Water discovered in planet remnant
Collaborated research between the University Of Warwick and the University Of Cambridge has brought to light a solar system which may have had the potential to sustain life.
Any life that may or may not have existed would now have been destroyed by the apocalyptic collapse of the solar system.
Researchers have discovered water contained within an asteroid that was orbiting GD 61, a white dwarf star which would at one point have been the star of a complex solar system 170 light years away, but much like our own.
The water found in the debris orbiting GD 61 is supposed to have come from a minor planet. The planet, originally in orbit around the star, was knocked out of its orbit and shredded by the star’s gravitational pull. Estimated to be at least 90km in diameter, studies suggested that a larger planet, so far undiscovered, was responsible for this.
When a star destroys an asteroid, the elements from it remain in the star’s atmosphere as ‘pollution’ and show up in the spectrum of light that can be detected from the star.
The asteroid was found to contain 26 percent water by mass, as much as contained on Ceres, a dwarf planet in our own solar system. By comparison, the earth’s mass consists of only 0.023 percent of surface water.

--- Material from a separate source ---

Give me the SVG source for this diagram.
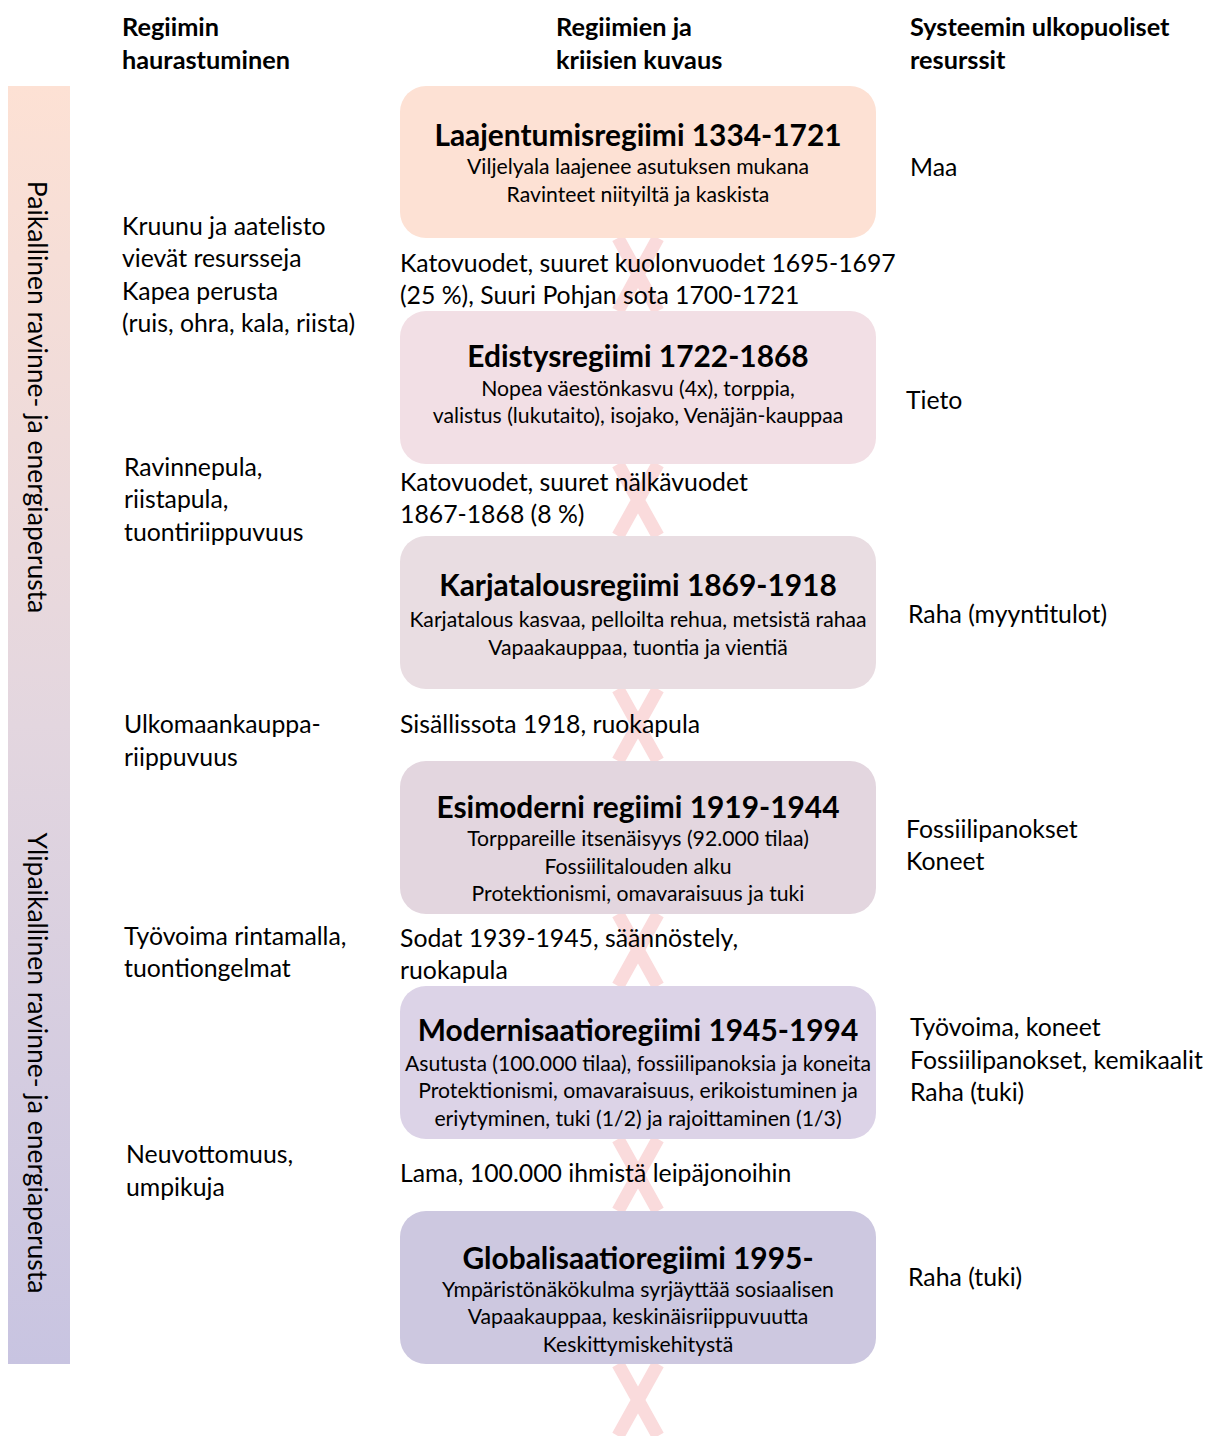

Although research has been carried out on twelve similar destroyed exoplanets, this is the first time water has been found. This is also the first time that the two essentials for sustenance of life have been found together: water and a rocky surface.
Boris Gänsicke, from the Department of Physics, and Jay Farihi, from the Institue of Astronomy at the University of Cambridge, have published a study in the journal Science: Evidence for Water in the Rocky Debris of a Disrupted Extrasolar Minor Planet.
The researchers used NASA’s Hubble telescope and telescopes from the W.M. Keck Observatory to collate their findings.
“At this stage in its existence, all that remains of this rocky body is simply dust and debris that has been pulled into the orbit of its dying parent star,” commented Prof Boris Gänsicke.
Dr. Farihi added: “The finding of water in a large asteroid means the building blocks of habitable planets existed – and maybe still exist – in the GD 61 system, and likely also around a substantial number of similar parent stars…
“These water-rich building blocks, and the terrestrial planets they build, may in fact be common – a system cannot create things as big as asteroids and avoid building planets, and GD 61 had the ingredients to deliver lots of water to their surfaces.
“Our results demonstrate that there was definitely potential for habitable planets in this exoplanetary system.”